▸ **Written instruction**: Retype exactly what runs from the first line of the data to the line with "import plotly.graph_objects as go", keeping both of those lines and skipping pictures.
┌────────
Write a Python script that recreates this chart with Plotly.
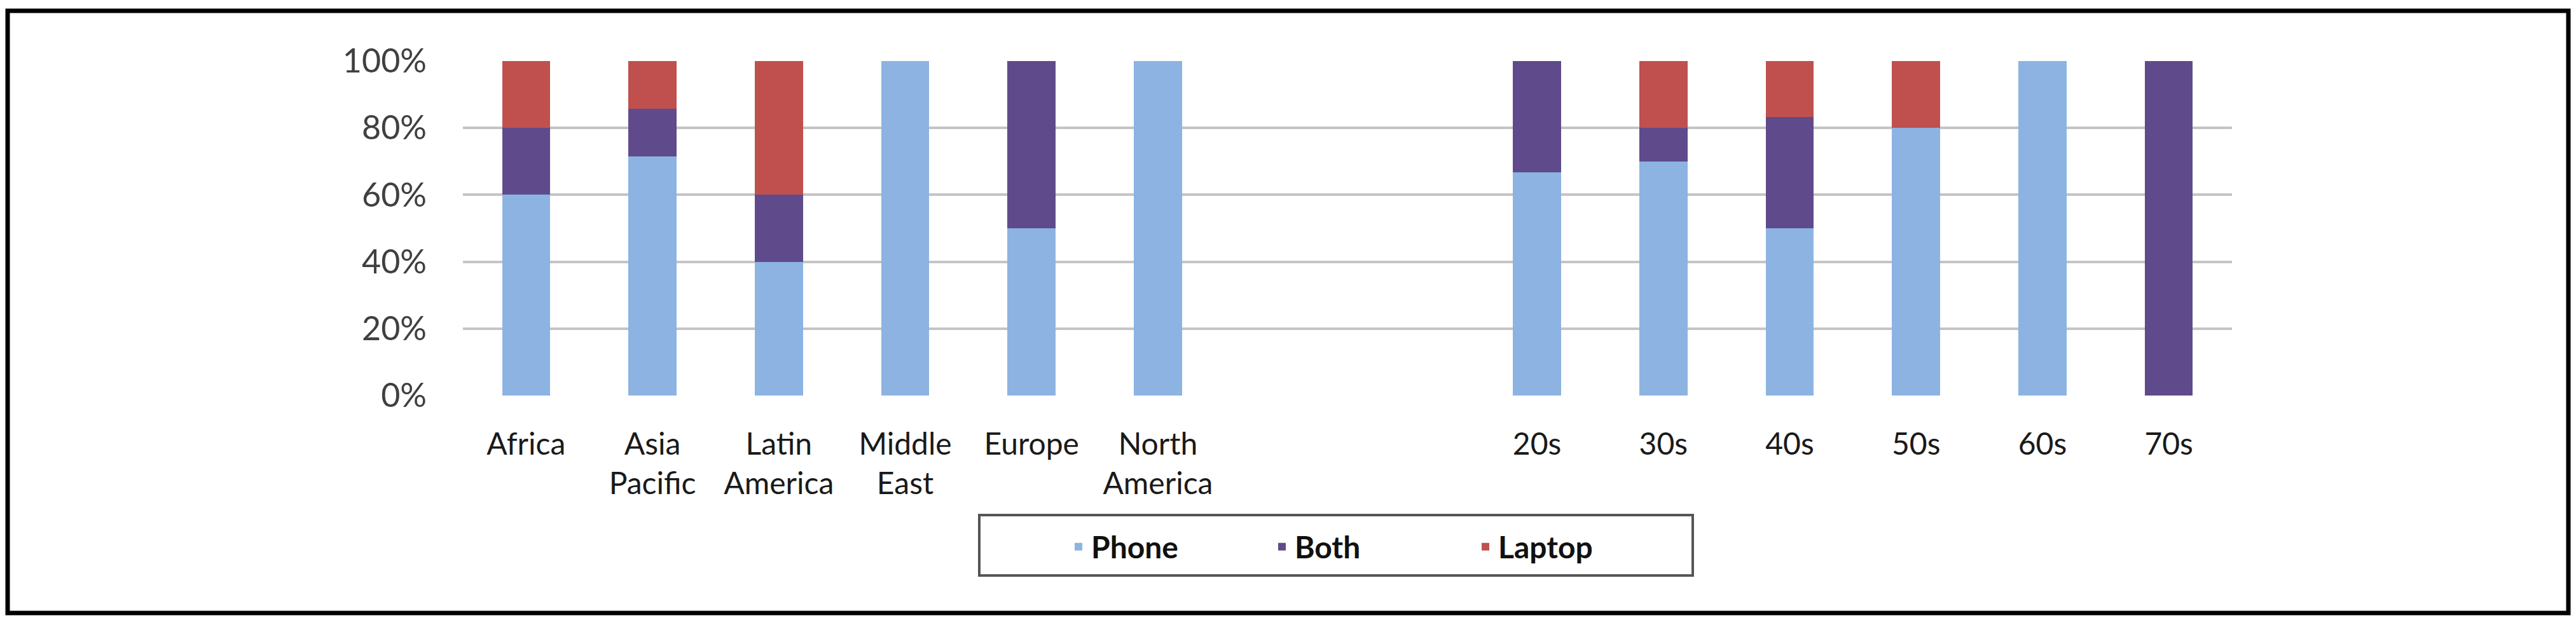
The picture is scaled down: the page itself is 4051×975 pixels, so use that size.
import plotly.graph_objects as go

# ---- data ----
categories = ["Africa", "Asia<br>Pacific", "Latin<br>America", "Middle<br>East", "Europe",
              "North<br>America", "", "", "20s", "30s", "40s", "50s", "60s", "70s"]
phone  = [60, 71.4, 40, 100, 50, 100, None, None, 66.7, 70, 50, 80, 100, 0]
both   = [20, 14.3, 20, 0, 50, 0, None, None, 33.3, 10, 33.3, 0, 0, 100]
laptop = [20, 14.3, 40, 0, 0, 0, None, None, 0, 20, 16.7, 20, 0, 0]
y_ticks = [0, 20, 40, 60, 80, 100]
y_tick_labels = ["0%", "20%", "40%", "60%", "80%", "100%"]

series = [("Phone", phone, "#8DB3E2"), ("Both", both, "#5F4B8B"), ("Laptop", laptop, "#C0504D")]

W, H = 4051, 975
L, R, T, B = 728, 3510, 96, 622   # plot area in pixels
pw, ph = R - L, B - T

def px(x):
    return (x - L) / pw

def py(y):
    return (B - y) / ph

xs = list(range(len(categories)))

fig = go.Figure()
for name, vals, col in series:
    fig.add_trace(go.Bar(x=xs, y=vals, name=name, width=0.38,
                         marker=dict(color=col, line=dict(width=0))))

FONT = "Lato, Calibri, Arial, sans-serif"

fig.update_layout(
    width=W, height=H,
    margin=dict(l=L, r=W - R, t=T, b=H - B, pad=0),
    barmode="stack",
    paper_bgcolor="white", plot_bgcolor="white",
    font=dict(family=FONT, color="#262626"),
    xaxis=dict(range=[-0.5, len(categories) - 0.5], tickvals=xs, ticktext=categories,
               showgrid=False, zeroline=False, showline=False, ticks="",
               tickfont=dict(size=48, color="#1a1a1a"), ticklabelstandoff=44),
    yaxis=dict(range=[0, 100], tickvals=y_ticks, ticktext=y_tick_labels,
               showgrid=True, gridcolor="#C4C4C4", gridwidth=4,
               zeroline=False, showline=False, ticks="",
               tickfont=dict(size=52, color="#404040"), ticklabelstandoff=56),
    legend=dict(orientation="h", x=px(1676), xanchor="left", y=py(860), yanchor="middle",
                font=dict(size=48, family=FONT, color="#111111", weight="bold"),
                traceorder="normal", entrywidth=275, bgcolor="rgba(0,0,0,0)", borderwidth=0),
    shapes=[
        dict(type="rect", xref="paper", yref="paper",
             x0=px(12), x1=px(4039), y0=py(964), y1=py(17),
             line=dict(color="black", width=7), fillcolor="rgba(0,0,0,0)", layer="above"),
        dict(type="rect", xref="paper", yref="paper",
             x0=px(1540), x1=px(2662), y0=py(905), y1=py(810),
             line=dict(color="#555555", width=4), fillcolor="rgba(0,0,0,0)", layer="above"),
    ],
    showlegend=True,
)

fig.write_html("out.html", config={"displayModeBar": False},
               post_script="document.body.style.margin='0';document.body.style.overflow='hidden';")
└────────
▸ **Reply to the exercise**:
Write a Python script that recreates this chart with Plotly.
The picture is scaled down: the page itself is 4051×975 pixels, so use that size.
import plotly.graph_objects as go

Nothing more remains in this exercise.